Paying a nurse $125k instead of $80k is not going to appreciably increase the cost of healthcare for any individual patient when the radiologist makes $500k, the surgeon makes $750k, the charge nurse makes $200k, and you get billed $35 for a Tylenol.
From a Canadian stand point you American nurses are already highly paid. My brother works in the US and was recently thinking of coming back to work closer to where he grew up. The best deal he could get here was $20usd less then what he makes there. So on top of making $20 more then a nurse here he is also making it in USD. He is making huge amounts of cash as a nurse down there. How much more do nurses need?

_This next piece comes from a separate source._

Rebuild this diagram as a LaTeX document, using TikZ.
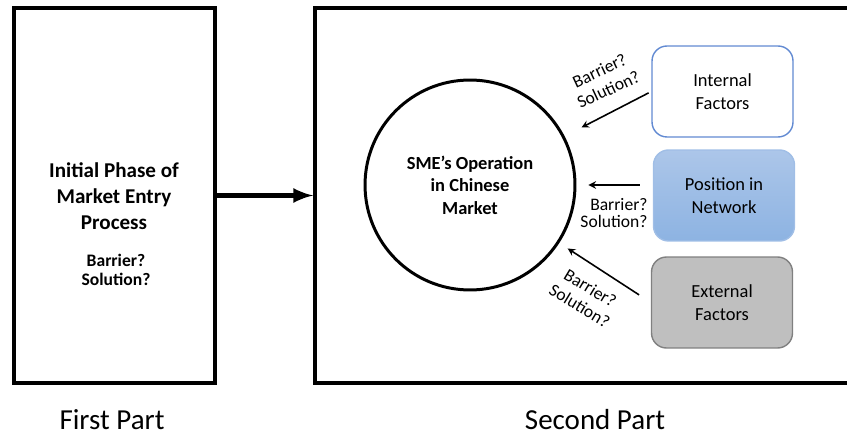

Maybe in California, but most of the US is not union and most nurses do not make anywhere close to this. $30-40/hr is much more typical. That salary is far about the top 10% of nursing salaries (which is $106k).
Nurse salaries are a vanishingly small portion of health care costs. They're largely a function of the difficulty in finding qualified nurses. It's unlikely that will change anytime soon.
Americans also consume a lot more healthcare. And doctors and nurses earn 2x more than in other countries. An NHS nurse makes something like $33k a year. In the US it's going to be $60-70k before overtime.
I agree with you that in the current situation of 1 to 2 years, my choice does not matter.
> The cost of a nurse is conditioned on the licensed supply, not the willingness of Joe Programmer to do it for $800,000.
The supply of a nurse is conditioned on cash flow prospects. If nursing paid more and had a history of having decent pay to lifestyle ratio, then there would have been more supply of nurses.